Permutation-Based Noncoherent Space-Time Codes With Analog Energy Detection for IR-UWB Communications With PPM

Abstract

In this paper, we consider the problem of space-time (ST) coding for the noncoherent ultra-wideband (UWB) systems with pulse position modulation (PPM). In particular, we propose the first known family of ST codes that lends itself to optimal decoding with the energy detectors. Energy detection avoids the sampling of the received signal where the sampling rates can be prohibitively high and escapes from the challenging task of estimating the dense multi-path UWB channel. In the absence of design criteria that are adapted to the problem under consideration, we derive two novel design criteria and propose the novel construction accordingly. The proposed code is based solely on permutations, and hence it does not introduce any constellation expansion on the totally-real and unipolar PPM signal set.

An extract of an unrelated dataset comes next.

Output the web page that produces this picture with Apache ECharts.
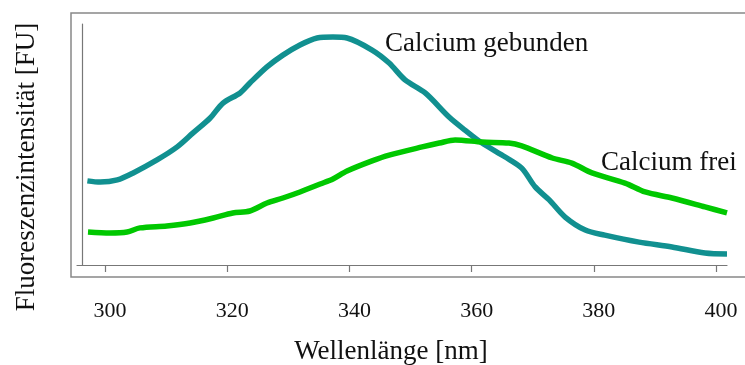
<!DOCTYPE html>
<html>
<head>
<meta charset="utf-8">
<script src="https://cdn.jsdelivr.net/npm/echarts@6/dist/echarts.min.js"></script>
<style>
	html, body { margin: 0; padding: 0; background: #fff; }
	#chart { width: 745px; height: 365px; }
</style>
</head>
<body>
<div id="chart"></div>
<script>
//Wellenlänge [nm] + Fluoreszenz (willkürliche Einheiten 0-100)
const gebundenX = [297.1, 299.2, 302.0, 304.6, 308.5, 311.8, 314.4, 317.2, 319.3, 322.1, 323.7, 326.5, 329.1, 331.9, 334.7, 337.3, 339.6, 343.7, 346.5, 349.1, 352.4, 356.3, 358.9, 361.7, 365.5, 368.2, 370.4, 372.7, 375.3, 378.6, 381.8, 387.4, 392.8, 398.2, 401.8];
const gebundenY = [34.9, 34.4, 35.3, 38.2, 43.6, 49.0, 54.8, 61.0, 67.2, 71.4, 75.5, 82.2, 87.1, 91.3, 94.2, 94.6, 94.2, 89.2, 83.8, 76.8, 71.4, 61.4, 56.0, 50.6, 44.8, 40.2, 32.4, 27.0, 19.9, 14.5, 12.4, 9.5, 7.5, 5.0, 4.6];

const freiX = [297.2, 300.8, 303.6, 305.7, 310.1, 313.9, 317.7, 320.9, 323.7, 326.5, 329.1, 331.9, 335.2, 337.3, 339.6, 343.7, 346.5, 351.9, 354.7, 357.3, 361.7, 366.1, 368.2, 373.2, 376.4, 379.7, 385.1, 388.4, 392.8, 398.2, 401.8];
const freiY = [13.7, 13.3, 13.7, 15.4, 16.2, 17.4, 19.5, 21.6, 22.4, 25.7, 27.8, 30.3, 33.6, 35.7, 39.0, 43.2, 45.6, 49.0, 50.6, 51.9, 51.0, 50.6, 49.4, 44.4, 42.3, 38.2, 34.0, 30.3, 27.8, 24.1, 21.6];

const xTicks = [300, 320, 340, 360, 380, 400];

function toPairs(xs, ys) {
	let out = [];
	for (let i in xs) {
		out.push([xs[i], ys[i]]);
	}
	return out;
}

const myCharts = echarts.init(document.getElementById('chart'));

const font = '"Liberation Serif", "Times New Roman", serif';

let option = {
	animation: false,
	grid: {
		left: 77,
		right: 18,
		top: 24,
		bottom: 100,
		outerBoundsMode: 'none'
	},
	xAxis: {
		type: 'value',
		min: 295.4,
		max: 401.8,
		name: 'Wellenlänge [nm]',
		nameLocation: 'middle',
		nameGap: 73,
		nameTextStyle: {
			fontFamily: font,
			fontSize: 27,
			color: '#111',
			padding: [0, 22, 0, 0]
		},
		axisLine: { lineStyle: { color: '#777', width: 1.2 } },
		axisTick: {
			customValues: xTicks,
			length: 7,
			lineStyle: { color: '#777', width: 1.2 }
		},
		axisLabel: {
			customValues: xTicks,
			margin: 35,
			fontFamily: font,
			fontSize: 22,
			color: '#111',
			padding: [0, 0, 0, 10]
		},
		splitLine: { show: false }
	},
	yAxis: {
		type: 'value',
		min: 0,
		max: 100,
		offset: -5,
		name: 'Fluoreszenzintensität [FU]',
		nameLocation: 'middle',
		nameRotate: 90,
		nameGap: 42,
		nameTextStyle: {
			fontFamily: font,
			fontSize: 27,
			color: '#111',
			padding: [0, 45, 0, 0]
		},
		axisLine: { show: true, lineStyle: { color: '#777', width: 1.2 } },
		axisTick: { show: false },
		axisLabel: { show: false },
		splitLine: { show: false }
	},
	graphic: [
		{
			type: 'rect',
			shape: { x: 71, y: 13, width: 700, height: 264 },
			style: { fill: null, stroke: '#888', lineWidth: 1.5 },
			silent: true
		},
		{
			type: 'text',
			left: 385,
			top: 30,
			style: { text: 'Calcium gebunden', font: '27px ' + font, fill: '#111' }
		},
		{
			type: 'text',
			left: 601,
			top: 149,
			style: { text: 'Calcium frei', font: '27px ' + font, fill: '#111' }
		}
	],
	series: [
		{
			name: 'Calcium gebunden',
			type: 'line',
			showSymbol: false,
			smooth: 0.3,
			lineStyle: { color: '#119090', width: 5.5 },
			data: toPairs(gebundenX, gebundenY)
		},
		{
			name: 'Calcium frei',
			type: 'line',
			showSymbol: false,
			smooth: 0.3,
			lineStyle: { color: '#00c800', width: 5.5 },
			data: toPairs(freiX, freiY)
		}
	]
};

myCharts.setOption(option);
</script>
</body>
</html>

In other words, the components of the constructed codewords are limited to either zero or one indicating the absence or presence of an UWB pulse in the corresponding PPM slot, respectively. The above characteristics result in a remarked simplicity of the ST encoder/decoder making it an appealing solution to low-cost and low-power UWB systems. For a system equipped with n transmit antennas, we prove that the proposed code is capable of achieving a full transmit diversity order with M-PPM constellations for M>n+1 while transmitting at the rate of (1/n)log2 (nM-1) bits per channel use.